Early-stage multiregional CDP studies should have a trial population that represents the intended regions of the trial to identify potential signals of differential drug effects, the agency noted, but since these effects may not be identifiable with a small trial population, “the absence of observed differences should not be considered adequate justification to limit the conduct of a trial to a single non-US country or region,” they said.
 
FDA said adequate regional representation should include the incidence or prevalence of the type of cancer in the US, and the agency recommended using a “strategic allocation approach” that incorporates cancer incidence and prevalence in the US and major geographical regions as opposed to individual countries. For more common cancers in the US, FDA recommended trial participants be enrolled equally among regions; if the cancer is less commonly found in the US, FDA recommended a proportional allocation approach for enrollment based on region size and disease prevalence.
 
“When discussing the trial design and trial population characteristics with FDA, sponsors should provide justification for the selected geographical regions and the sample size allocation distribution across the geographical region,” they explained. “Information to be included in the briefing documents to aid FDA's assessment of the sponsor's justification should include, but is not limited to, a description of differences and similarities across the proposed geographical regions with respect to patient-, disease-, and healthcare system-related factors.”
 
When planning site selections for oncology MRCTs, sponsors need to consider regional differences and similarities, including whether the trial sites have a track record of overall good clinical practice and experience in conducting trials for US regulatory submissions. There may also be regional differences in the standard of care for treatment, and in these cases, the agency recommended using the US-based standard of care “whenever possible,” and discuss with FDA the possibility of amending the protocol if the treatment landscape changes.

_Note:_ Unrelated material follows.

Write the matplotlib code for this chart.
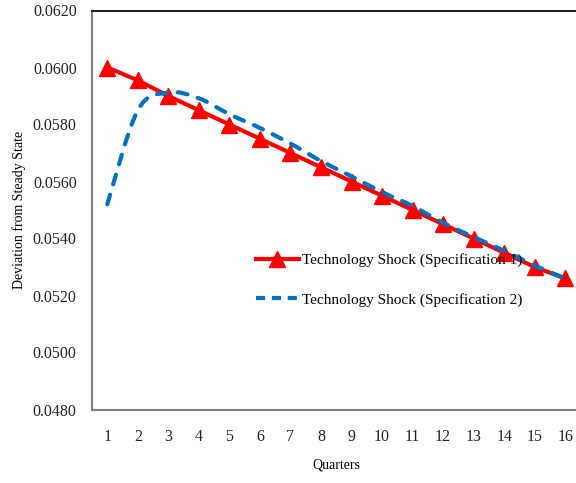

FDA said they will take specific interest in subpopulations of US-based participants in MRCT results, but the sponsor may also provide a pooling of patients with similar patient demographic, clinical characteristics, medical practice, and available prior treatment in situations where a subgroup is limited in size.
 
The agency recommended early consultation with FDA officials to discuss the planning of single or multi-MRCTs in oncology. “Early consultation with FDA promotes efficiency in drug development by minimizing the risk that additional studies may be required pre- or -post market, or that the data may be deemed not applicable to the US population or US medical practice, resulting in delays in providing access to innovative cancer therapies,” they said.